### Instruction
Keep to the lines between the one holding "The picture is" and the one holding "['Cont', '\u03B2-Ala', 'Panto', '\u03B2-Ala/Panto'];", inclusive, and write them out exactly.

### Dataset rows
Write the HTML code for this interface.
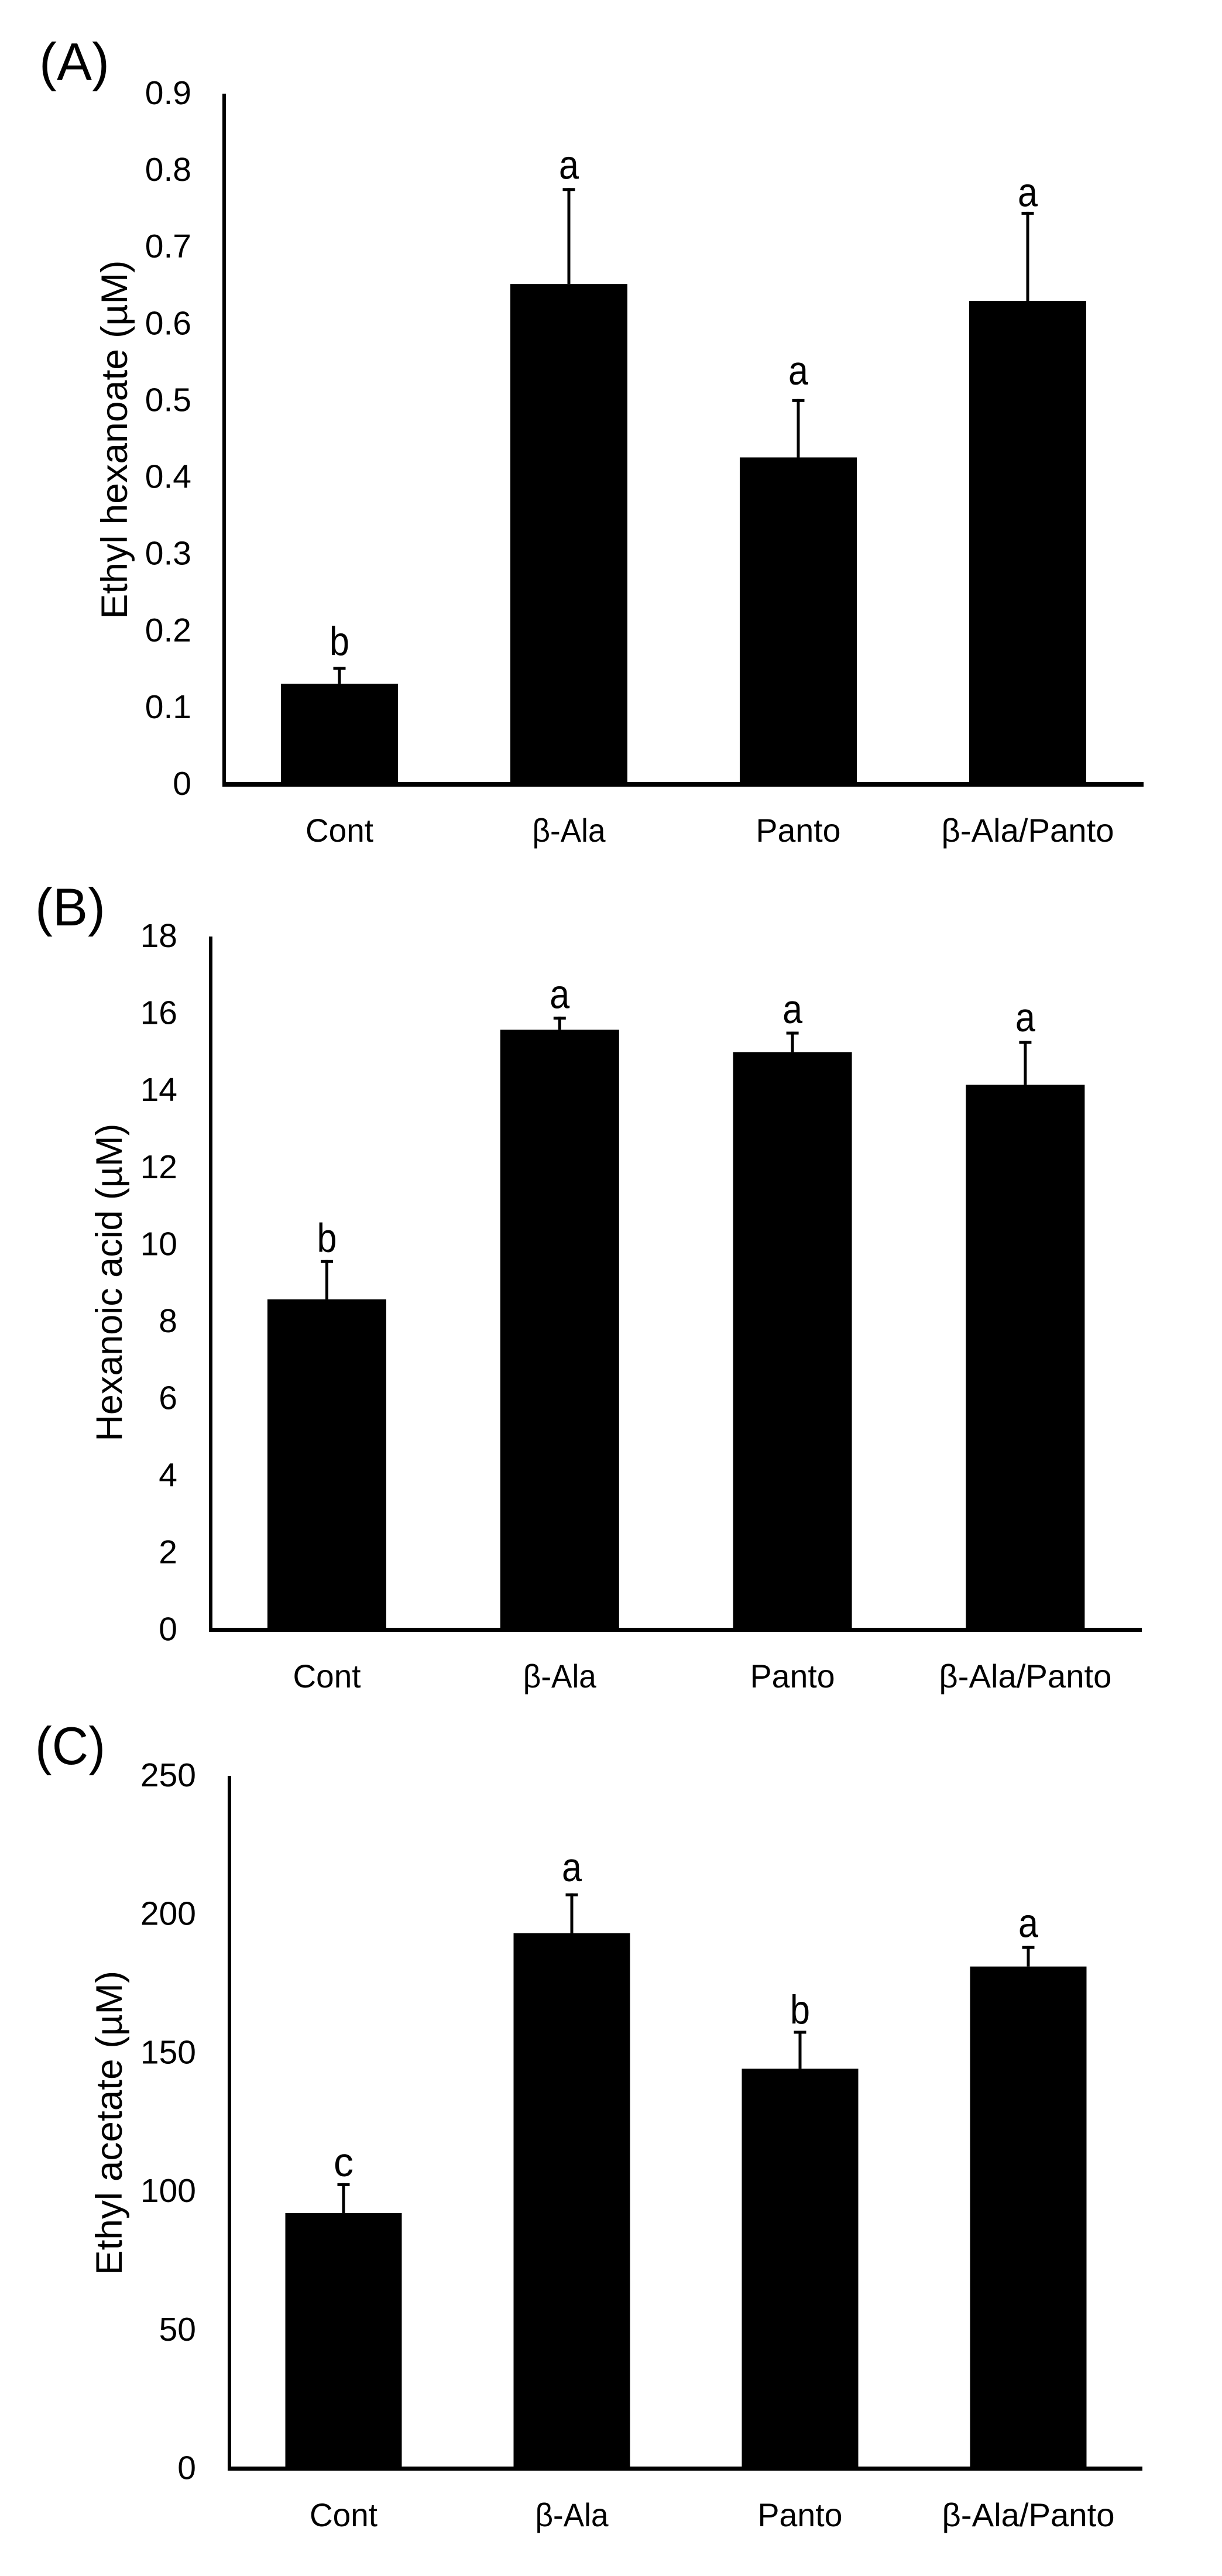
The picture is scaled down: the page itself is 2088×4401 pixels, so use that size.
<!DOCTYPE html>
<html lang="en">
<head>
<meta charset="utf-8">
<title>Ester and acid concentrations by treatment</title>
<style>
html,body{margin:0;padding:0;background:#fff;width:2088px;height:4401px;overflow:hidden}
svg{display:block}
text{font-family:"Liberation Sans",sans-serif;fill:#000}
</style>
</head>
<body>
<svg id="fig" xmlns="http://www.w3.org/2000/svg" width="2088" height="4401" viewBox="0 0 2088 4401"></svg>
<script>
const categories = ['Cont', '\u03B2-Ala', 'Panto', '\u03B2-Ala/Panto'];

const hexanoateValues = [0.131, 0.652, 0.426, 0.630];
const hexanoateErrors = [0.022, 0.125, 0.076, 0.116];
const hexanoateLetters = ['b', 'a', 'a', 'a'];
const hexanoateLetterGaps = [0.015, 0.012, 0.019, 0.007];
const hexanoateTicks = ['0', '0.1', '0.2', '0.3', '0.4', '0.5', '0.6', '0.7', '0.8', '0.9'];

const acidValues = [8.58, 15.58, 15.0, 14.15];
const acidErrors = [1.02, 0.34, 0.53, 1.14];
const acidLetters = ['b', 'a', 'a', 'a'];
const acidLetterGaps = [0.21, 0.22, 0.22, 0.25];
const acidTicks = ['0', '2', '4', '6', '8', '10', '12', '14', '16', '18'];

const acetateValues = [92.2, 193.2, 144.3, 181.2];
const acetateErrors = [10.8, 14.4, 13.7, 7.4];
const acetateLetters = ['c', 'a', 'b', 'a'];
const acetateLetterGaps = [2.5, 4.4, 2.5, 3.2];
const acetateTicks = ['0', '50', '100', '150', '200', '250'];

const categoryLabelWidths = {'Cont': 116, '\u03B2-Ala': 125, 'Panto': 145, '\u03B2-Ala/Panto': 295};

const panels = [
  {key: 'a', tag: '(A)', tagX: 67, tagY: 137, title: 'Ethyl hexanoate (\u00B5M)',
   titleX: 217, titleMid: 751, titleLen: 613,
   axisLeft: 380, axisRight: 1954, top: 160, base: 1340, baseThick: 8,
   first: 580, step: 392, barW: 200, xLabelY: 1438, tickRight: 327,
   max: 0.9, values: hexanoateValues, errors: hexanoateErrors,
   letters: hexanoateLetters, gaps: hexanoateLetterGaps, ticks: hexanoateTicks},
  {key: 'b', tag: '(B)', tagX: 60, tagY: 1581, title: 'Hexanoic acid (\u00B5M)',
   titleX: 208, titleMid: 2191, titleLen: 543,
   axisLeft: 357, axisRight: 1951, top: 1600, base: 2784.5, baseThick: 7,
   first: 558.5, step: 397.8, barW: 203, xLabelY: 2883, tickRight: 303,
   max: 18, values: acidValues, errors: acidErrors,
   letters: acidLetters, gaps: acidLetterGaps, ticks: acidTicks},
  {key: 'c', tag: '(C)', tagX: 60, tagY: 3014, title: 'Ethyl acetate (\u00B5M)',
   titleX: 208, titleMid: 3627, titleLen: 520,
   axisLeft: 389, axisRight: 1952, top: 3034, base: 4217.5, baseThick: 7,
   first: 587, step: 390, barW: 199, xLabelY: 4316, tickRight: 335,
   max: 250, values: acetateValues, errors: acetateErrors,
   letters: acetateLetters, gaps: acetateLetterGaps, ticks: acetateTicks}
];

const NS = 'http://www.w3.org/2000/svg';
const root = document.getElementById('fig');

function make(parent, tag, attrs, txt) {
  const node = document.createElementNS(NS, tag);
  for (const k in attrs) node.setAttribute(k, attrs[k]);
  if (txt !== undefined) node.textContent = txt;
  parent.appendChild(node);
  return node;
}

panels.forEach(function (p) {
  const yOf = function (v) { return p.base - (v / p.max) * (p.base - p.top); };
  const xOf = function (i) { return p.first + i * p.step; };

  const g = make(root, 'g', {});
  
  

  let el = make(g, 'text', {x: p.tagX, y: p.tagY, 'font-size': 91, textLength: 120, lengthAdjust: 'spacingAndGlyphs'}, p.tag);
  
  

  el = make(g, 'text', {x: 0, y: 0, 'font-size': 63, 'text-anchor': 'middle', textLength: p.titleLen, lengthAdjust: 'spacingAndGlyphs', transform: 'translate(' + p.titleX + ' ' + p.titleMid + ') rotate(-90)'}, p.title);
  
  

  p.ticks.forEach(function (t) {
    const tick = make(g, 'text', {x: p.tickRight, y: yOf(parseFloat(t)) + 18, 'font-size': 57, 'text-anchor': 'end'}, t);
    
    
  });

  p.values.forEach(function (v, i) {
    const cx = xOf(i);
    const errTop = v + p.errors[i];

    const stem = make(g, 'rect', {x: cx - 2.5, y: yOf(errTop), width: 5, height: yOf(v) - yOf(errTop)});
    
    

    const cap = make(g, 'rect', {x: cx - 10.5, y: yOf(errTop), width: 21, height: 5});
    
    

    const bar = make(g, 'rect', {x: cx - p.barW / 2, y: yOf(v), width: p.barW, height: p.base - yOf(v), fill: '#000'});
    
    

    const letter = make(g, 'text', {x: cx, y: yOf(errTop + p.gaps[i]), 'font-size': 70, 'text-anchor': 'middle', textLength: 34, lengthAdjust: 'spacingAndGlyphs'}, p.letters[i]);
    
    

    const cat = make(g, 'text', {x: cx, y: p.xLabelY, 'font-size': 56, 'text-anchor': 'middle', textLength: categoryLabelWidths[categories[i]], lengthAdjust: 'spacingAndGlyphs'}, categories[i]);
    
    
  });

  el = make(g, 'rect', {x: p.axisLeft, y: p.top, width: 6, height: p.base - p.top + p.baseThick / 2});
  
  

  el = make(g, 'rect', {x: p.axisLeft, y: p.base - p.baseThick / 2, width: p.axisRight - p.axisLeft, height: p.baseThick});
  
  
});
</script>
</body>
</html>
---
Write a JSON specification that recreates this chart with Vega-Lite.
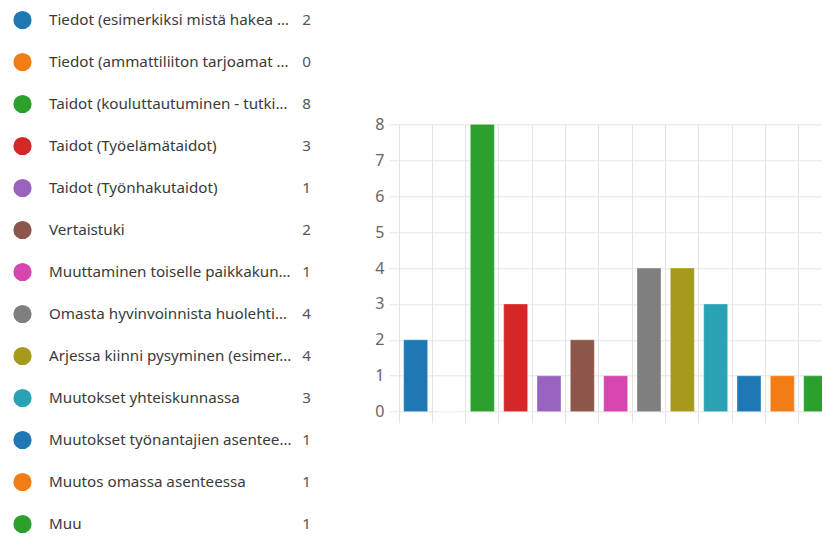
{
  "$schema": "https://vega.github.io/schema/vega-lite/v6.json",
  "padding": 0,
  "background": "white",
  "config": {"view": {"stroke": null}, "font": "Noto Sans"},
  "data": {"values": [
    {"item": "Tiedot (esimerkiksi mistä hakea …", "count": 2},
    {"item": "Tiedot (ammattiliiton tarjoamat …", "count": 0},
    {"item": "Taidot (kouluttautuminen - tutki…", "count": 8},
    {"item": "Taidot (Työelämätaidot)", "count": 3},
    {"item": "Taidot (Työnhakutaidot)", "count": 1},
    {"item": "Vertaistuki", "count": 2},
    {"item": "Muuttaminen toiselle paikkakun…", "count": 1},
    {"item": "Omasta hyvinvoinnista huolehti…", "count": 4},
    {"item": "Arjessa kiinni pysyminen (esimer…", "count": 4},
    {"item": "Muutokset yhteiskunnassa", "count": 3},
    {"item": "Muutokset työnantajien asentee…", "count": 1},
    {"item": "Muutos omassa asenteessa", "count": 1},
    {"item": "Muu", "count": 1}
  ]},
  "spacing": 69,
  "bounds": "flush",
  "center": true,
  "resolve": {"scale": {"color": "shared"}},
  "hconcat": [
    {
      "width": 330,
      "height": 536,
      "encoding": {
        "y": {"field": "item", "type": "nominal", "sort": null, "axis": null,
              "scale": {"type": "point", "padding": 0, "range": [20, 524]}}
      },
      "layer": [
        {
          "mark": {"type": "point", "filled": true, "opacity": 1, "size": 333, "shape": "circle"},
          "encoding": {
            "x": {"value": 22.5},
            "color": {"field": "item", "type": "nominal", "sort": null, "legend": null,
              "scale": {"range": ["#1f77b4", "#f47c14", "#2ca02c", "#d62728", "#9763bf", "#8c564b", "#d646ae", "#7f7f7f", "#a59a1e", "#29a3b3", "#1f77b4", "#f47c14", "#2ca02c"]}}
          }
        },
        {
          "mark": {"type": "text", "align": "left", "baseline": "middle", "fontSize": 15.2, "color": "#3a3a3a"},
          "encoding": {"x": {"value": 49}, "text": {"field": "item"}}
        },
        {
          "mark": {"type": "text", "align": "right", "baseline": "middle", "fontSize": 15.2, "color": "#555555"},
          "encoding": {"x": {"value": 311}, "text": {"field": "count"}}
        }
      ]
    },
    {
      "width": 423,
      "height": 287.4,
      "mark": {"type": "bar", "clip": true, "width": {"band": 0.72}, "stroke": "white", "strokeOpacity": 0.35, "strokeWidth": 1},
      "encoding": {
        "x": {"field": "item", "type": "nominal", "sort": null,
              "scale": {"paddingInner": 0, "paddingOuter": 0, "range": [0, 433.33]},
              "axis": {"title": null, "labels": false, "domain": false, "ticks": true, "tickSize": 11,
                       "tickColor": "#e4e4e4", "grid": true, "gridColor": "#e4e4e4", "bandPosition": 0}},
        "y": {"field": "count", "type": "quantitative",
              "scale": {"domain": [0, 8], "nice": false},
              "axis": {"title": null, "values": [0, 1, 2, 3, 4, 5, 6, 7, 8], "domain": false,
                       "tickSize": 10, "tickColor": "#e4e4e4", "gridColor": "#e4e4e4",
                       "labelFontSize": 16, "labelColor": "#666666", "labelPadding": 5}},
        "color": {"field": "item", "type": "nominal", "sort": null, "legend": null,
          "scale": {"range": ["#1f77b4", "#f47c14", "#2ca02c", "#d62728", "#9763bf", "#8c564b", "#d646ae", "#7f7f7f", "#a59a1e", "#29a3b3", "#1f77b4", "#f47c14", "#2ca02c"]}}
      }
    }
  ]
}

### Complete output
The picture is scaled down: the page itself is 2088×4401 pixels, so use that size.
<!DOCTYPE html>
<html lang="en">
<head>
<meta charset="utf-8">
<title>Ester and acid concentrations by treatment</title>
<style>
html,body{margin:0;padding:0;background:#fff;width:2088px;height:4401px;overflow:hidden}
svg{display:block}
text{font-family:"Liberation Sans",sans-serif;fill:#000}
</style>
</head>
<body>
<svg id="fig" xmlns="http://www.w3.org/2000/svg" width="2088" height="4401" viewBox="0 0 2088 4401"></svg>
<script>
const categories = ['Cont', '\u03B2-Ala', 'Panto', '\u03B2-Ala/Panto'];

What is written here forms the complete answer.